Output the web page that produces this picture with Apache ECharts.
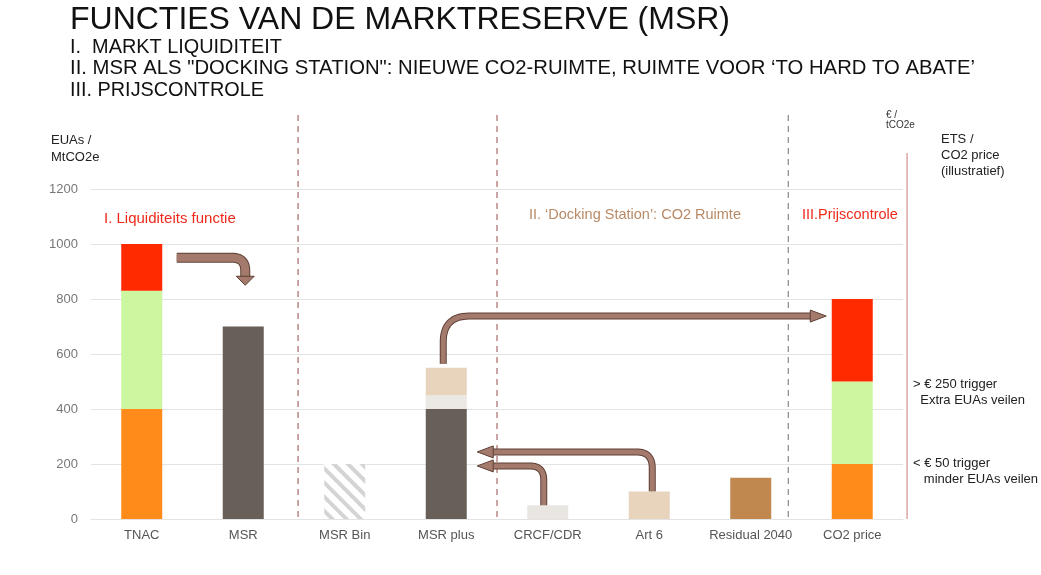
<!DOCTYPE html>
<html><head><meta charset="utf-8">
<script src="https://cdn.jsdelivr.net/npm/echarts@6/dist/echarts.min.js"></script>
<style>html,body{margin:0;padding:0;background:#fff}#c{width:1041px;height:575px}</style>
</head><body><div id="c"></div>
<script>
const categories = ['TNAC','MSR','MSR Bin','MSR plus','CRCF/CDR','Art 6','Residual 2040','CO2 price'];
const segBottom = [400, 700, 200, 400, 50, 100, 150, 200];
const segMiddle = [430, '-', '-', 50, '-', '-', '-', 300];
const segTop    = [170, '-', '-', 100, '-', '-', '-', 300];
const yTicks = [0, 200, 400, 600, 800, 1000, 1200];

const colBottom = ['#ff8c1a','#675f58','#ffffff','#675f58','#e9e6e1','#e8d4bd','#c0874f','#ff8c1a'];
const colMiddle = ['#ccf7a0', null, null, '#ece8e3', null, null, null, '#ccf7a0'];
const colTop    = ['#ff2a00', null, null, '#e8d4bd', null, null, null, '#ff2a00'];

const FONT = '"Liberation Sans", Arial, sans-serif';

function mk(vals, cols, isBottom) {
  return vals.map((v, i) => {
    if (v === '-') return '-';
    const o = { value: v, itemStyle: { color: cols[i] } };
    if (isBottom && i === 2) {
      o.itemStyle.decal = { symbol: 'rect', symbolSize: 1, dashArrayX: [[1, 0]], dashArrayY: [3.5, 6], rotation: Math.PI / 4, color: '#d4d4d4', backgroundColor: '#ffffff' };
    }
    return o;
  });
}

const chart = echarts.init(document.getElementById('c'));
chart.setOption({
  animation: false,
  aria: { enabled: true, decal: { show: false } },
  grid: { left: 91, right: 138, top: 189, bottom: 56 },
  xAxis: {
    type: 'category', data: categories,
    axisLine: { show: true, lineStyle: { color: '#e3e3e3' } },
    axisTick: { show: false },
    axisLabel: { color: '#555', fontSize: 13, fontFamily: FONT, margin: 10, interval: 0 }
  },
  yAxis: {
    type: 'value', min: yTicks[0], max: yTicks[yTicks.length - 1], interval: 200,
    axisLine: { show: false }, axisTick: { show: false },
    splitLine: { lineStyle: { color: '#e3e3e3' } },
    axisLabel: { color: '#777', fontSize: 13, fontFamily: FONT, margin: 13, formatter: v => String(v) }
  },
  series: [
    { type: 'bar', stack: 's', barWidth: 41, data: mk(segBottom, colBottom, true) },
    { type: 'bar', stack: 's', barWidth: 41, data: mk(segMiddle, colMiddle) },
    { type: 'bar', stack: 's', barWidth: 41, data: mk(segTop, colTop) }
  ]
});

const P = (i, v) => chart.convertToPixel({ xAxisIndex: 0, yAxisIndex: 0 }, [i, v]);
const step = P(1, 0)[0] - P(0, 0)[0];
const y0 = P(0, 0)[1];

const ctx = document.createElement('canvas').getContext('2d');
function measure(t, font) { ctx.font = font; return ctx.measureText(t).width; }

const g = [];
function txt(x, y, text, size, fill, opts) {
  opts = opts || {};
  const font = size + 'px ' + FONT;
  let sx = 1;
  if (opts.width) sx = opts.width / measure(text, font);
  g.push({ type: 'text', x: x, y: y, scaleX: sx, silent: true,
    style: { text: text, font: font, fill: fill, lineHeight: opts.lh || Math.round(size * 1.25), align: 'left', verticalAlign: 'top', textVerticalAlign: 'top' } });
}
// title
txt(70, 4, 'FUNCTIES VAN DE MARKTRESERVE (MSR)', 32, '#111', { width: 660, lh: 32 });
txt(70, 37, 'I.  MARKT LIQUIDITEIT', 20, '#111', { width: 212, lh: 20 });
txt(70, 58.5, 'II. MSR ALS "DOCKING STATION": NIEUWE CO2-RUIMTE, RUIMTE VOOR \u2018TO HARD TO ABATE\u2019', 20, '#111', { width: 905, lh: 20 });
txt(70, 80, 'III. PRIJSCONTROLE', 20, '#111', { width: 194, lh: 20 });
// axis titles
txt(51, 132, 'EUAs /\nMtCO2e', 13, '#222', { lh: 17 });
txt(886, 110, '\u20ac /\ntCO2e', 10, '#333', { lh: 10 });
txt(941, 131, 'ETS /\nCO2 price\n(illustratief)', 13, '#222', { lh: 16 });
txt(913, 376, '> \u20ac 250 trigger\n  Extra EUAs veilen', 13, '#222', { lh: 16 });
txt(913, 455, '< \u20ac 50 trigger\n   minder EUAs veilen', 13, '#222', { lh: 16 });
// section labels
txt(104, 210, 'I. Liquiditeits functie', 15, '#ee2a1a', { lh: 17 });
txt(529, 206, 'II. \u2018Docking Station\u2019: CO2 Ruimte', 14.5, '#b88a66', { lh: 17 });
txt(802, 206, 'III.Prijscontrole', 14.5, '#ee2a1a', { lh: 17 });

// dashed separators
const sepX = [P(1, 0)[0] + step * 0.54, P(3, 0)[0] + step * 0.5, P(6, 0)[0] + step * 0.37];
const sepCol = ['#a86a6a', '#a86a6a', '#888'];
sepX.forEach((x, k) => g.push({ type: 'line', silent: true, shape: { x1: x, y1: 115, x2: x, y2: y0 }, style: { stroke: sepCol[k], lineWidth: 1.2, lineDash: [6, 5] } }));
// right axis line
const rx = P(7, 0)[0] + step * 0.54;
g.push({ type: 'line', silent: true, shape: { x1: rx, y1: 153, x2: rx, y2: y0 }, style: { stroke: '#c77a7a', lineWidth: 1 } });

// arrows: corner path = start -> corner(rounded) -> end
function cornerPts(start, corner, end, r) {
  const d1 = [corner[0] - start[0], corner[1] - start[1]];
  const l1 = Math.hypot(d1[0], d1[1]);
  const d2 = [end[0] - corner[0], end[1] - corner[1]];
  const l2 = Math.hypot(d2[0], d2[1]);
  const u1 = [d1[0] / l1, d1[1] / l1], u2 = [d2[0] / l2, d2[1] / l2];
  const a = [corner[0] - u1[0] * r, corner[1] - u1[1] * r];
  const b = [corner[0] + u2[0] * r, corner[1] + u2[1] * r];
  const pts = [start];
  for (let k = 0; k <= 16; k++) {
    const t = k / 16;
    pts.push([(1 - t) * (1 - t) * a[0] + 2 * (1 - t) * t * corner[0] + t * t * b[0],
              (1 - t) * (1 - t) * a[1] + 2 * (1 - t) * t * corner[1] + t * t * b[1]]);
  }
  pts.push(end);
  return pts;
}
function arrow(pts, w, tip, dir, headL, headW) {
  g.push({ type: 'polyline', silent: true, shape: { points: pts }, style: { fill: null, stroke: '#5e4036', lineWidth: w + 2, lineJoin: 'round' } });
  g.push({ type: 'polyline', silent: true, shape: { points: pts }, style: { fill: null, stroke: '#a37a6c', lineWidth: w, lineJoin: 'round' } });
  const tx = tip[0], ty = tip[1]; let hp;
  if (dir === 'right') hp = [[tx, ty], [tx - headL, ty - headW / 2], [tx - headL, ty + headW / 2]];
  if (dir === 'left') hp = [[tx, ty], [tx + headL, ty - headW / 2], [tx + headL, ty + headW / 2]];
  if (dir === 'down') hp = [[tx, ty], [tx - headW / 2, ty - headL], [tx + headW / 2, ty - headL]];
  g.push({ type: 'polygon', silent: true, shape: { points: hp }, style: { fill: '#a37a6c', stroke: '#5e4036', lineWidth: 1 } });
}
// 1: TNAC -> MSR
(function () {
  const a = P(0, 950), b = P(1, 850);
  const sx = a[0] + 35, y = a[1], ex = b[0] + 2;
  arrow(cornerPts([sx, y], [ex, y], [ex, b[1] - 8], 13), 8, [ex, b[1]], 'down', 9, 18);
})();
// 2: MSR plus -> CO2 price
(function () {
  const a = P(3, 565), b = P(7, 738);
  const sx = a[0] - 3, ex = b[0] - 26, y = b[1];
  arrow(cornerPts([sx, a[1]], [sx, y], [ex - 14, y], 26), 5, [ex, y], 'right', 16, 12);
})();
// 3: Art 6 -> MSR plus
(function () {
  const a = P(5, 100), b = P(3, 244);
  const sx = a[0] + 3, ex = b[0] + 31, y = b[1];
  arrow(cornerPts([sx, a[1]], [sx, y], [ex + 14, y], 16), 5, [ex, y], 'left', 16, 12);
})();
// 4: CRCF/CDR -> MSR plus
(function () {
  const a = P(4, 47), b = P(3, 193);
  const sx = a[0] - 4, ex = b[0] + 31, y = b[1];
  arrow(cornerPts([sx, a[1]], [sx, y], [ex + 14, y], 14), 5, [ex, y], 'left', 16, 12);
})();
chart.setOption({ graphic: { elements: g } });
</script></body></html>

* * * * * * *

**Directions for this task**
Restate the data word for word from its first line through the line with "const yTicks = [0, 200, 400, 600, 800, 1000, 1200];", leaving out any picture along the way.

**Expected output**
Output the web page that produces this picture with Apache ECharts.
<!DOCTYPE html>
<html><head><meta charset="utf-8">
<script src="https://cdn.jsdelivr.net/npm/echarts@6/dist/echarts.min.js"></script>
<style>html,body{margin:0;padding:0;background:#fff}#c{width:1041px;height:575px}</style>
</head><body><div id="c"></div>
<script>
const categories = ['TNAC','MSR','MSR Bin','MSR plus','CRCF/CDR','Art 6','Residual 2040','CO2 price'];
const segBottom = [400, 700, 200, 400, 50, 100, 150, 200];
const segMiddle = [430, '-', '-', 50, '-', '-', '-', 300];
const segTop    = [170, '-', '-', 100, '-', '-', '-', 300];
const yTicks = [0, 200, 400, 600, 800, 1000, 1200];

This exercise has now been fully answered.